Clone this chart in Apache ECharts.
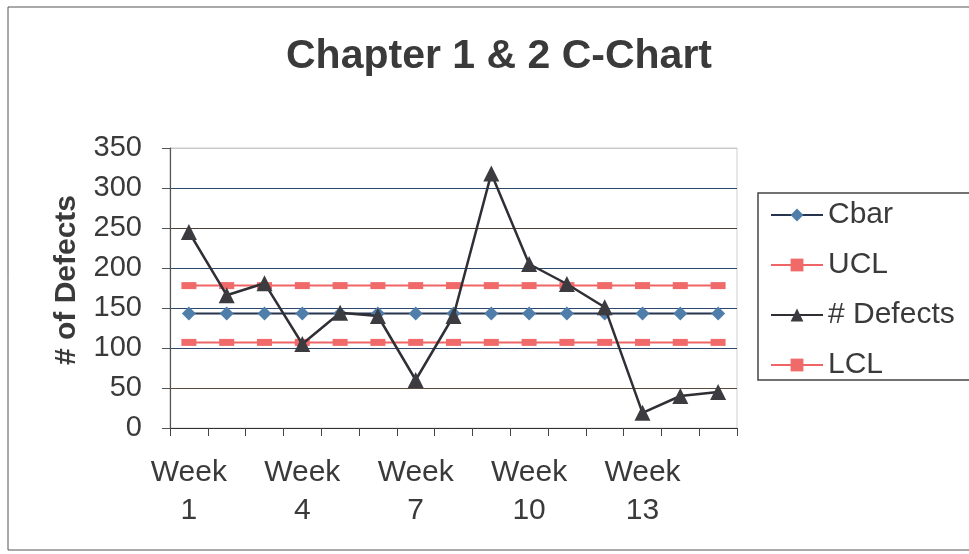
<!DOCTYPE html>
<html>
<head>
<meta charset="utf-8">
<script src="https://cdn.jsdelivr.net/npm/echarts@6/dist/echarts.min.js"></script>
<style>
  html, body { margin: 0; padding: 0; background: #ffffff; }
  #chart { width: 969px; height: 554px; }
</style>
</head>
<body>
<div id="chart"></div>
<script>
// Weekly defect counts with the C-chart centre line and control limits
const weeks = ['Week\n1', 'Week\n2', 'Week\n3', 'Week\n4', 'Week\n5', 'Week\n6', 'Week\n7', 'Week\n8',
               'Week\n9', 'Week\n10', 'Week\n11', 'Week\n12', 'Week\n13', 'Week\n14', 'Week\n15'];
const defects = [245, 166, 181, 105, 144, 140, 60, 140, 318, 205, 180, 151, 19, 40, 45];
const cbar = [143, 143, 143, 143, 143, 143, 143, 143, 143, 143, 143, 143, 143, 143, 143];
const ucl = [178, 178, 178, 178, 178, 178, 178, 178, 178, 178, 178, 178, 178, 178, 178];
const lcl = [107, 107, 107, 107, 107, 107, 107, 107, 107, 107, 107, 107, 107, 107, 107];
const yTicks = { min: 0, max: 350, step: 50 };

const font = 'Arial, "Liberation Sans", sans-serif';
const chart = echarts.init(document.getElementById('chart'), null, { renderer: 'canvas' });

chart.setOption({
  backgroundColor: '#ffffff',
  animation: false,
  textStyle: { fontFamily: font },
  title: {
    text: 'Chapter 1 & 2 C-Chart',
    left: 494,
    textAlign: 'center',
    top: 31,
    textStyle: { fontFamily: font, fontSize: 41, fontWeight: 'bold', color: '#3a3a3a' }
  },
  graphic: [{
    type: 'rect',
    shape: { x: 8, y: 7, width: 1000, height: 543 },
    style: { fill: 'none', stroke: '#555', lineWidth: 1 },
    silent: true,
    z: -1
  }],
  legend: {
    orient: 'vertical',
    left: 758,
    top: 193,
    padding: [7, 40, 0, 12],
    borderColor: '#444',
    borderWidth: 1.5,
    itemWidth: 52,
    itemHeight: 16,
    itemGap: 20,
    textStyle: { fontFamily: font, fontSize: 30, color: '#3a3a3a', lineHeight: 29 },
    data: ['Cbar', 'UCL', '# Defects', 'LCL']
  },
  grid: {
    left: 170, right: 232, top: 148, bottom: 126,
    show: true, borderColor: '#cfcfcf', borderWidth: 1
  },
  xAxis: {
    type: 'category',
    data: weeks,
    boundaryGap: true,
    axisLine: { lineStyle: { color: '#333', width: 1.2 } },
    axisTick: { show: true, interval: 0, length: 8, lineStyle: { color: '#444' } },
    axisLabel: {
      interval: 2,
      margin: 26,
      fontFamily: font,
      fontSize: 30,
      lineHeight: 38,
      color: '#3a3a3a'
    }
  },
  yAxis: {
    type: 'value',
    min: yTicks.min,
    max: yTicks.max,
    interval: yTicks.step,
    name: '# of Defects',
    nameLocation: 'middle',
    nameRotate: 90,
    nameGap: 88,
    nameTextStyle: { fontFamily: font, fontSize: 30, fontWeight: 'bold', color: '#3a3a3a', padding: [0, 0, 0, 16] },
    axisLine: { show: true, lineStyle: { color: '#555', width: 1.2 } },
    axisTick: { show: true, length: 8, lineStyle: { color: '#555' } },
    axisLabel: { margin: 28, fontFamily: font, fontSize: 29, color: '#3a3a3a' },
    splitLine: {
      show: true,
      lineStyle: {
        width: 1.2,
        color: ['#2c3e58', '#5b4a3c', '#2d4868', '#2d4868', '#2d4868', '#4e4034', '#2d4868', '#c8c8c8']
      }
    }
  },
  series: [
    {
      name: 'Cbar',
      type: 'line',
      data: cbar,
      symbol: 'diamond',
      symbolSize: 14,
      lineStyle: { color: '#27344f', width: 2 },
      itemStyle: { color: '#4f7eab' },
      z: 2
    },
    {
      name: 'UCL',
      type: 'line',
      data: ucl,
      symbol: 'rect',
      symbolSize: [15, 7],
      lineStyle: { color: '#ef6464', width: 2 },
      itemStyle: { color: '#f06a6a' },
      z: 3
    },
    {
      name: '# Defects',
      type: 'line',
      data: defects,
      symbol: 'triangle',
      symbolSize: 16,
      lineStyle: { color: '#2f2f35', width: 2.5 },
      itemStyle: { color: '#3b3b40' },
      z: 5
    },
    {
      name: 'LCL',
      type: 'line',
      data: lcl,
      symbol: 'rect',
      symbolSize: [15, 7],
      lineStyle: { color: '#ef6464', width: 2 },
      itemStyle: { color: '#f06a6a' },
      z: 3
    }
  ]
});
</script>
</body>
</html>
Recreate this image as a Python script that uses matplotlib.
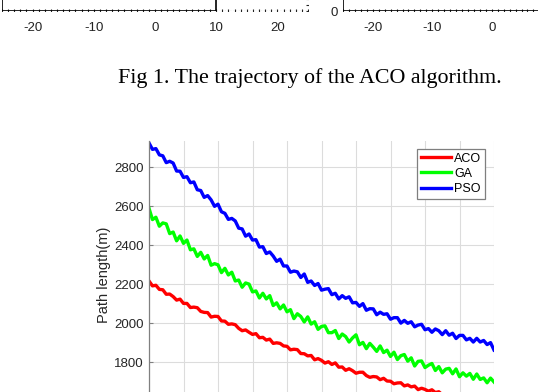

### Exercise
Each record above should come back exactly the same, only without its pictures.

### Output for this task
Clone this chart in Apache ECharts.
<!DOCTYPE html>
<html>
<head>
<meta charset="utf-8">
<script src="https://cdn.jsdelivr.net/npm/echarts@6/dist/echarts.min.js"></script>
<style>
  html, body { margin: 0; padding: 0; background: #ffffff; }
  #chart { width: 969px; height: 554px; }
</style>
</head>
<body>
<div id="chart"></div>
<script>
// Weekly defect counts with the C-chart centre line and control limits
const weeks = ['Week\n1', 'Week\n2', 'Week\n3', 'Week\n4', 'Week\n5', 'Week\n6', 'Week\n7', 'Week\n8',
               'Week\n9', 'Week\n10', 'Week\n11', 'Week\n12', 'Week\n13', 'Week\n14', 'Week\n15'];
const defects = [245, 166, 181, 105, 144, 140, 60, 140, 318, 205, 180, 151, 19, 40, 45];
const cbar = [143, 143, 143, 143, 143, 143, 143, 143, 143, 143, 143, 143, 143, 143, 143];
const ucl = [178, 178, 178, 178, 178, 178, 178, 178, 178, 178, 178, 178, 178, 178, 178];
const lcl = [107, 107, 107, 107, 107, 107, 107, 107, 107, 107, 107, 107, 107, 107, 107];
const yTicks = { min: 0, max: 350, step: 50 };

const font = 'Arial, "Liberation Sans", sans-serif';
const chart = echarts.init(document.getElementById('chart'), null, { renderer: 'canvas' });

chart.setOption({
  backgroundColor: '#ffffff',
  animation: false,
  textStyle: { fontFamily: font },
  title: {
    text: 'Chapter 1 & 2 C-Chart',
    left: 494,
    textAlign: 'center',
    top: 31,
    textStyle: { fontFamily: font, fontSize: 41, fontWeight: 'bold', color: '#3a3a3a' }
  },
  graphic: [{
    type: 'rect',
    shape: { x: 8, y: 7, width: 1000, height: 543 },
    style: { fill: 'none', stroke: '#555', lineWidth: 1 },
    silent: true,
    z: -1
  }],
  legend: {
    orient: 'vertical',
    left: 758,
    top: 193,
    padding: [7, 40, 0, 12],
    borderColor: '#444',
    borderWidth: 1.5,
    itemWidth: 52,
    itemHeight: 16,
    itemGap: 20,
    textStyle: { fontFamily: font, fontSize: 30, color: '#3a3a3a', lineHeight: 29 },
    data: ['Cbar', 'UCL', '# Defects', 'LCL']
  },
  grid: {
    left: 170, right: 232, top: 148, bottom: 126,
    show: true, borderColor: '#cfcfcf', borderWidth: 1
  },
  xAxis: {
    type: 'category',
    data: weeks,
    boundaryGap: true,
    axisLine: { lineStyle: { color: '#333', width: 1.2 } },
    axisTick: { show: true, interval: 0, length: 8, lineStyle: { color: '#444' } },
    axisLabel: {
      interval: 2,
      margin: 26,
      fontFamily: font,
      fontSize: 30,
      lineHeight: 38,
      color: '#3a3a3a'
    }
  },
  yAxis: {
    type: 'value',
    min: yTicks.min,
    max: yTicks.max,
    interval: yTicks.step,
    name: '# of Defects',
    nameLocation: 'middle',
    nameRotate: 90,
    nameGap: 88,
    nameTextStyle: { fontFamily: font, fontSize: 30, fontWeight: 'bold', color: '#3a3a3a', padding: [0, 0, 0, 16] },
    axisLine: { show: true, lineStyle: { color: '#555', width: 1.2 } },
    axisTick: { show: true, length: 8, lineStyle: { color: '#555' } },
    axisLabel: { margin: 28, fontFamily: font, fontSize: 29, color: '#3a3a3a' },
    splitLine: {
      show: true,
      lineStyle: {
        width: 1.2,
        color: ['#2c3e58', '#5b4a3c', '#2d4868', '#2d4868', '#2d4868', '#4e4034', '#2d4868', '#c8c8c8']
      }
    }
  },
  series: [
    {
      name: 'Cbar',
      type: 'line',
      data: cbar,
      symbol: 'diamond',
      symbolSize: 14,
      lineStyle: { color: '#27344f', width: 2 },
      itemStyle: { color: '#4f7eab' },
      z: 2
    },
    {
      name: 'UCL',
      type: 'line',
      data: ucl,
      symbol: 'rect',
      symbolSize: [15, 7],
      lineStyle: { color: '#ef6464', width: 2 },
      itemStyle: { color: '#f06a6a' },
      z: 3
    },
    {
      name: '# Defects',
      type: 'line',
      data: defects,
      symbol: 'triangle',
      symbolSize: 16,
      lineStyle: { color: '#2f2f35', width: 2.5 },
      itemStyle: { color: '#3b3b40' },
      z: 5
    },
    {
      name: 'LCL',
      type: 'line',
      data: lcl,
      symbol: 'rect',
      symbolSize: [15, 7],
      lineStyle: { color: '#ef6464', width: 2 },
      itemStyle: { color: '#f06a6a' },
      z: 3
    }
  ]
});
</script>
</body>
</html>
Recreate this image as a Python script that uses matplotlib.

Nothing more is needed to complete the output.